In both scenarios, understanding the extent of the challenge you face and setting your objectives are the first steps towards making what we might call a sustainable modernisation decision. However, it all starts with the data, and if you can’t measure, analyse or benchmark your current operating status, you can’t and will not improve it
Start with the end in mind
For many years data centre software has offered users greater analytical insight into the operating status of their mission-critical IT. In fact, its role has become so pivotal that technologies such as Computational Fluid Dynamics (CFD) have been instrumental in the fight to reduce data centre carbon emissions.
By beginning with a free CFD analysis and utilising the subsequent environmental report, operators can gain valuable insight into a facilities level of energy efficiency. But more importantly, they can also identify a range of modernisation solutions, which will help to improve both performance and sustainability criteria – ranging from quick fixes to long-term strategic gains.
Such strategies may include optimising your infrastructure system by improving airflow or cooling to the racks, eliminating hotspots, increasing IT densities and operating temperatures, or deploying a containment solution to minimise wasted cooling energy.
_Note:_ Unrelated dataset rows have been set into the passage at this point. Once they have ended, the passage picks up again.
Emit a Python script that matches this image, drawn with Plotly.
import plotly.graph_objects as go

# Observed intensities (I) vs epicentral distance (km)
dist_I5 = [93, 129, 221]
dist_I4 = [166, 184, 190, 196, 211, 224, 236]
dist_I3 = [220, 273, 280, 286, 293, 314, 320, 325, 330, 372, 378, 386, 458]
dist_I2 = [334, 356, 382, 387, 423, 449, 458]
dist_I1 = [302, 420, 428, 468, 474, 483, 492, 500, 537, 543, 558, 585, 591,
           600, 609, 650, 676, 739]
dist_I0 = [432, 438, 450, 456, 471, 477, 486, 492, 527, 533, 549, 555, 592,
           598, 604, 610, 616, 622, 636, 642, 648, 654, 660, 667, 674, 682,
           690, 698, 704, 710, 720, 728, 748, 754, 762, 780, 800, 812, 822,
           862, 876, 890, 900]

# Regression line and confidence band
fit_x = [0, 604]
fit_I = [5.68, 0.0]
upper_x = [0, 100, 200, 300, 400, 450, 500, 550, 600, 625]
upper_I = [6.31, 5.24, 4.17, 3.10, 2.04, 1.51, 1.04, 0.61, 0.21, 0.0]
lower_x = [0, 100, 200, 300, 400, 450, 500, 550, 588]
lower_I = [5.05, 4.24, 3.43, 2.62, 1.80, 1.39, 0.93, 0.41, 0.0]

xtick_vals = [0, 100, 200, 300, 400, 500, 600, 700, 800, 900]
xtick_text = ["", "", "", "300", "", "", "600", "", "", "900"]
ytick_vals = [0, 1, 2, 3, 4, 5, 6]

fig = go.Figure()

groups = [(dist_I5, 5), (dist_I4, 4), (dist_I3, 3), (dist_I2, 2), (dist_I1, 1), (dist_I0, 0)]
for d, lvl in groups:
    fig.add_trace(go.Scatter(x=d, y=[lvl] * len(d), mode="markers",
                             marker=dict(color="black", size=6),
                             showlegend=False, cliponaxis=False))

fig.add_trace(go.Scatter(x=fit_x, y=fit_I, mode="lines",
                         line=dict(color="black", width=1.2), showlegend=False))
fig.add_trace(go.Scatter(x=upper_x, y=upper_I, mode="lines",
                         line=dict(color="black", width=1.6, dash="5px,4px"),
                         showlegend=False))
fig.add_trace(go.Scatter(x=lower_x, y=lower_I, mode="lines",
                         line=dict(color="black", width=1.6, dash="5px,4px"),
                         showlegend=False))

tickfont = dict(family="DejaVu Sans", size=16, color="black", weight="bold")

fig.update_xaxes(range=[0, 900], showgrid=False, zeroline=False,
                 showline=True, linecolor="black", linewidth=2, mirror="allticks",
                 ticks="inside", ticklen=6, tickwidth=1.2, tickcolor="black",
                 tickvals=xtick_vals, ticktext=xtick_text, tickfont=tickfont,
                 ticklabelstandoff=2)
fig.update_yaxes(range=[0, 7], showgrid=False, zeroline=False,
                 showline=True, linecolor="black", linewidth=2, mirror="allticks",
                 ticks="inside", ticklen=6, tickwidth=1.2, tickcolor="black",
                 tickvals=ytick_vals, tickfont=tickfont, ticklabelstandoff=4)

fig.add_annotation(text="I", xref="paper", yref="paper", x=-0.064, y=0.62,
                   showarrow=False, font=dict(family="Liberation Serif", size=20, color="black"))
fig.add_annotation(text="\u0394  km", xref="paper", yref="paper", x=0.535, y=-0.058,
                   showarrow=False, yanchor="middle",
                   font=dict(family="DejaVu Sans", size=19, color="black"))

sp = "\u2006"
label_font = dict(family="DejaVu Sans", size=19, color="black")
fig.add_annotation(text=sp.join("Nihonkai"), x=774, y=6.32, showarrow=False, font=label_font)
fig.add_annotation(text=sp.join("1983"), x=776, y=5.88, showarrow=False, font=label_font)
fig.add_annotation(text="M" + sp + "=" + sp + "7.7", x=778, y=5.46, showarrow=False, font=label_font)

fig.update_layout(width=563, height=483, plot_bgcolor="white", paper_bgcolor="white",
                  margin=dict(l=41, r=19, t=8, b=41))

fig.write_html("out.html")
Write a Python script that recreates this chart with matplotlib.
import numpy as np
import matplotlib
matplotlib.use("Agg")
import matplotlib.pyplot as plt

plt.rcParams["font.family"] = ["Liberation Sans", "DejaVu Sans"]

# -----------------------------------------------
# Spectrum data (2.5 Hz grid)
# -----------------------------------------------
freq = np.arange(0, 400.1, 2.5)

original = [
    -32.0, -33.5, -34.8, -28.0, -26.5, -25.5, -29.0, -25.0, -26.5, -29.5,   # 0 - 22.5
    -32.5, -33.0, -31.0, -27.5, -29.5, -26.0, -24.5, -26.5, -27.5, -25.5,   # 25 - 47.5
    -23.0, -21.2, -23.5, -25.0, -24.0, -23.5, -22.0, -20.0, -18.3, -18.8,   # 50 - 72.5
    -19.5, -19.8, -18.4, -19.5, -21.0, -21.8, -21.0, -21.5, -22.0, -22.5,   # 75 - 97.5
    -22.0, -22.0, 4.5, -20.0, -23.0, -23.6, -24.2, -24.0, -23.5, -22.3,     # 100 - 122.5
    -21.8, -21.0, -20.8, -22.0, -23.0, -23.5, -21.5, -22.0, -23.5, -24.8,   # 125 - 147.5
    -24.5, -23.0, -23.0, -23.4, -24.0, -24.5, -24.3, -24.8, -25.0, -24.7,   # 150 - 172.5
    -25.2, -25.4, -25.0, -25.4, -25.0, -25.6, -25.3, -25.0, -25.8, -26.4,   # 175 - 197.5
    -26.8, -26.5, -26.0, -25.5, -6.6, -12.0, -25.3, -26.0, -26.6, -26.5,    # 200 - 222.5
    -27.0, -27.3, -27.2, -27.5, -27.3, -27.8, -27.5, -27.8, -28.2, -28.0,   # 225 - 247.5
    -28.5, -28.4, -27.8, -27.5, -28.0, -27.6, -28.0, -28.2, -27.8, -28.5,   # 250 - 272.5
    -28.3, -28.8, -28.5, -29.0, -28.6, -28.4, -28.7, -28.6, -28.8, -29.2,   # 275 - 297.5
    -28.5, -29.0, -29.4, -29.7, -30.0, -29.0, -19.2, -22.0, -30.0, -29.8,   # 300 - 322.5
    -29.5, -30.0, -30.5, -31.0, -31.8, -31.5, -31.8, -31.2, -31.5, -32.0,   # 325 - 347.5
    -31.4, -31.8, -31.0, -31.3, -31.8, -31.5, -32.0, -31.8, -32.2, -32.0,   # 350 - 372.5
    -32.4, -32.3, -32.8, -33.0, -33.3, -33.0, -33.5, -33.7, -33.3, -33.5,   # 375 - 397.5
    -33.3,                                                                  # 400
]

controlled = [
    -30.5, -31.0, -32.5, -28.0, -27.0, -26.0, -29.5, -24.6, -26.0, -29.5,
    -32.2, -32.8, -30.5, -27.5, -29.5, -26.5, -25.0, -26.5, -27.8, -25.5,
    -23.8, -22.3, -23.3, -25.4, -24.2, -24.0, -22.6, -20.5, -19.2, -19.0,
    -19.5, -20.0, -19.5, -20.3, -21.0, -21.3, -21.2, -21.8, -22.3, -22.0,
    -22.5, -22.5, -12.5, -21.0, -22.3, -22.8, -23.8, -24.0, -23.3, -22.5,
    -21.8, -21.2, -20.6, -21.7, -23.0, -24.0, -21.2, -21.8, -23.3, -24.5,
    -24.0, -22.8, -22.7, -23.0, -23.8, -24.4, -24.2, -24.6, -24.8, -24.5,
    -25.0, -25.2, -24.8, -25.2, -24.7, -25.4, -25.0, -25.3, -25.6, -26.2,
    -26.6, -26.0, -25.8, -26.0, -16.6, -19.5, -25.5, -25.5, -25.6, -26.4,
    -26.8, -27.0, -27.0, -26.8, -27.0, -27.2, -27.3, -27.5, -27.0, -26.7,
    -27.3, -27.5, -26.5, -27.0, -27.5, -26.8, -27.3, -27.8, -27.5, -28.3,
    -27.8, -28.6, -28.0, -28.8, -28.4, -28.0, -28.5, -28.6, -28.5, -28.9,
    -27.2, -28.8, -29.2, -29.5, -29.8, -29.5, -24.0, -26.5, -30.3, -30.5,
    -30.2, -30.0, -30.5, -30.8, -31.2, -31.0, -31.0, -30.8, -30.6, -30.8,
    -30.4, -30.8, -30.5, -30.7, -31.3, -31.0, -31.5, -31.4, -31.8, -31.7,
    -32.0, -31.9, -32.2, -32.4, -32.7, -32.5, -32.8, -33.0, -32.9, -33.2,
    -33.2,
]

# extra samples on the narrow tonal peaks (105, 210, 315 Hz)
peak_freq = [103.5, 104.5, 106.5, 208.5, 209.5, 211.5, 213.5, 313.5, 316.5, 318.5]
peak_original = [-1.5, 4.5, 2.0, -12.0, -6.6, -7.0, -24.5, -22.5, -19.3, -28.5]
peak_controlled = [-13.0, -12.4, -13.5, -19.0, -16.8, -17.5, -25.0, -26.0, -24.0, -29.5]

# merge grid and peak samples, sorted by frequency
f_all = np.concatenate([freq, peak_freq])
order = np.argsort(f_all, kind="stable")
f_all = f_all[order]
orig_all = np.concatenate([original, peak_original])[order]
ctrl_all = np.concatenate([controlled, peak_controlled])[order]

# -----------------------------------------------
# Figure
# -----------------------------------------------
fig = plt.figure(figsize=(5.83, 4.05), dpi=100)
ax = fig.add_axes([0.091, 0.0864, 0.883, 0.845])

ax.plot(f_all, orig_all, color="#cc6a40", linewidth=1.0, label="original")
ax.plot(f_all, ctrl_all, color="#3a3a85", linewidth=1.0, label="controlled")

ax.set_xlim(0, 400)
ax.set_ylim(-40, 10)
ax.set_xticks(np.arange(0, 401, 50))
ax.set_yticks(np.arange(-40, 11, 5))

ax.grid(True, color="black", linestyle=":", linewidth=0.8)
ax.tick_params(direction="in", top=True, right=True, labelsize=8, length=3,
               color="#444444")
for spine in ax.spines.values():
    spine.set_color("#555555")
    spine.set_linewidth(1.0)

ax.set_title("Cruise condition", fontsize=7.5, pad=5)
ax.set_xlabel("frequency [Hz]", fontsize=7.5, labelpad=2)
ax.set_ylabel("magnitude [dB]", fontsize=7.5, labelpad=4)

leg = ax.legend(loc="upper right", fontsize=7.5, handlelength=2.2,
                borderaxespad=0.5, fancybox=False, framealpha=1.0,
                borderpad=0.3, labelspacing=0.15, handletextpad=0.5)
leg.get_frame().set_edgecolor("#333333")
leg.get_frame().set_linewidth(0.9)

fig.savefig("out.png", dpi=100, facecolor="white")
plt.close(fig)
In fact, upgrading your facility with a new containment solution can improve the average data centre PUE by a figure of 0.4 – meaning lower energy usage, decreased carbon emissions and a 30 per cent reduction in operating costs.
As the industry focuses on becoming more sustainable, I believe that beginning with legacy facility modernisation, holds the key to its success. From a strategic perspective, a modernisation plan that looks at three stages – analysis, optimisation and performance – offers many benefits to the end-user. Not least of which is a streamlined and efficient solution to help reduce your data centres carbon footprint.